Rotorua Boys High School is dumping its 90-year-old house names and creating new ones for the new year as effects of the Black Lives Matter movement wash up here.
The houses were named after four Pākeha 'heroes' - Vice-Admiral Horatio Nelson, Sir Martin Frobisher, Sir Francis Drake and Sir Walter Raleigh. Nelson won one of Britain's greatest naval battles, only to succumb to his wounds while Drake is best known for his circumnavigation of the world in a single expedition.
What is less known Is Drake's earlier career working for a slave trader and Nelson's support for the British slave trade. Raleigh set up the first British colony in what became the United States but was also a privateer (a government-licensed [pirate) and was executed for treason while Frobisher, who discovered the North-West passage was also a privateer.

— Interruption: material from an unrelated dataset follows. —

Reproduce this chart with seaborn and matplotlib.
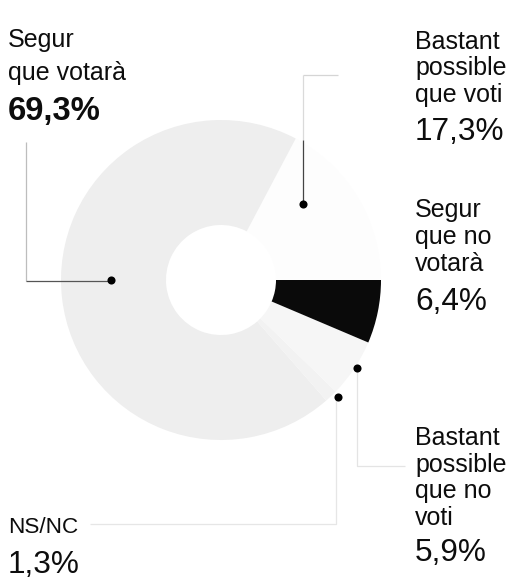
import numpy as np
import seaborn as sns
import matplotlib.pyplot as plt

# slices, in order counter-clockwise starting at 3 o'clock
categories = ["Bastant possible que voti", "Segur que votarà", "NS/NC",
              "Bastant possible que no voti", "Segur que no votarà"]
values = [17.3, 69.3, 1.3, 5.9, 6.4]
pct_labels = ["17,3%", "69,3%", "1,3%", "5,9%", "6,4%"]
label_lines = [["Bastant", "possible", "que voti"],
               ["Segur", "que votarà"],
               ["NS/NC"],
               ["Bastant", "possible", "que no", "voti"],
               ["Segur", "que no", "votarà"]]

# scanned print: light tones came out almost white
colors = ["#fdfdfd", "#eeeeee", "#f2f2f2", "#f6f6f6", "#0a0a0a"]

sns.set_theme(style="white")
plt.rcParams['font.family'] = ['Liberation Sans', 'DejaVu Sans']

W, H = 511, 583
fig = plt.figure(figsize=(W / 100, H / 100), dpi=100)
ax = fig.add_axes([0, 0, 1, 1])

cx, cy, R, ring = 221, 280, 160, 105
wedges, _ = ax.pie(values, colors=colors, startangle=0, counterclock=False,
                   radius=R, center=(cx, cy),
                   wedgeprops=dict(width=ring, edgecolor="none"))

ax.set_xlim(0, W)
ax.set_ylim(H, 0)
ax.set_aspect("equal")
ax.set_axis_off()

# leader lines (pixel coords of the layout)
grey_lines = [
    ([26, 26], [142, 281], "#bdbdbd"),
    ([26, 111], [281, 281], "#555555"),
    ([303, 338], [75, 75], "#d5d5d5"),
    ([303, 303], [75, 140], "#dadada"),
    ([303, 303], [140, 204], "#444444"),
    ([357, 357, 405], [368, 466, 466], "#e4e4e4"),
    ([336, 336, 90], [395, 524, 524], "#e6e6e6"),
]
for xs, ys, c in grey_lines:
    ax.plot(xs, ys, color=c, lw=0.9, solid_capstyle="butt")

# anchor dots, placed in polar terms around the ring
anchor_deg = [42.8, 180.0, -45.0, -32.9]
anchor_r = [112, 110, 165, 162]
dot_x = [cx + r * np.cos(np.radians(a)) for a, r in zip(anchor_deg, anchor_r)]
dot_y = [cy - r * np.sin(np.radians(a)) for a, r in zip(anchor_deg, anchor_r)]
sns.scatterplot(x=dot_x, y=dot_y, color="black", s=34, linewidth=0,
                legend=False, ax=ax, zorder=5)

txt = "#0d0d0d"
cat_size = 18
pct_size = 22.7

# label positions: (x, baselines of lines, baseline of pct)
layout = [
    (415, [49, 75, 102], 140),
    (8, [47, 80], 120),
    (8, [533], 573),
    (415, [445, 472, 498, 525], 561),
    (415, [217, 244, 271], 310),
]
for i, (x, bases, pbase) in enumerate(layout):
    size = 16.2 if categories[i] == "NS/NC" else cat_size
    for line, b in zip(label_lines[i], bases):
        ax.text(x, b, line, fontsize=size, color=txt, va="baseline", ha="left")
    bold = categories[i] == "Segur que votarà"
    ax.text(x, pbase, pct_labels[i], fontsize=23.6 if bold else pct_size,
            fontweight="bold" if bold else "normal", color=txt,
            va="baseline", ha="left")

fig.savefig("out.png", dpi=100)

Principal Chris Grinter says that from historical research it is now known that all of these men to some extent were somewhat involved in slavery and the slave trade "and as the world becomes more informed about colonialism its more appropriate for us to reconsider these as house names."
Making it relevant
Grinter says that is aligned "with trying to make school as relevant as we can to the young Māori men of our school," which was important
Incoming deputy principal Rie Morrison says there are some people who would love to keep the original names but the decision has been made and four Māori names will be added next year.
"They were foreigners from England. They were party to acts of slavery during their reign. Our principal did not want our school to be associated with that history."
"Ultimately, our school has focused hard on strengthening our cultural safety due to the large number of Māori students and teachers we have here," Morrison says.
Those new names are: Utuhina, Ngongotahā, Te Rotorua Nui a Kahumatamomoe and Ta Akitua Raukura.
"All four names are mentioned in the school motto, so it was important to acknowledge Ngāti Whakaue and celebrate the connection that we have with the local iwi," she says.